Of course, the 120 EUR/MWh is much better for an average consumer than the current OMIE price of 200-300 EUR/MWh, but it’s near close to what we have seen in the past before the EU gas market crunch in 2021. And this is very unlikely that the gas market balance will significantly improve shortly.
Therefore, a tight gas supply is expected for 2 or 3 years. Then, there’s also an additional price pressure from the Fit for 55 EU legislation that drives emission costs higher. As a result, the new market price paradigm is around 100-120 EUR/MWh, in the best case for the following years in Spain and Portugal.
Who is going to pay for this measure?
The compensation payment is to be provided to the “compensated” producers and likely distributed among all participants as a function of the final buying position. This is yet to be clarified.

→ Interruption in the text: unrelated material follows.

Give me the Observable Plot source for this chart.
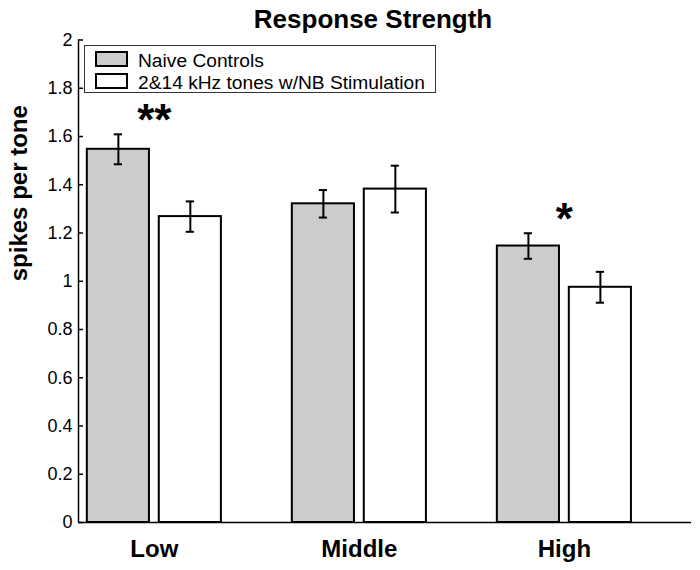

As a result, consumers with a fixed price contract for the next 12 months will benefit the least from the new law because they already don’t have any exposure to the OMIE day-ahead electricity market price.
On the other hand, consumers with a variable price indexed to the OMIE spot market will benefit the most. In the end, however, all market consumers would need to pay for this measure. At this movement, the final charge is yet to be determined following the final law release. It’s expected that the charge can be somewhere around 10 to 20 EUR/MWh on top of the electricity bill. This, of course, is much better for an average consumer with a non-fixed power contract than paying 200-300 EUR/MWh OMIE day-ahead market price.
Also, it shall be noted that Spain has an electricity grid interconnector with France equivalent to the output of approximately three nuclear power plants (2.800 MW). As a result, France will be able to import cheaper Spanish power via the gridline, which can further inflate the charge.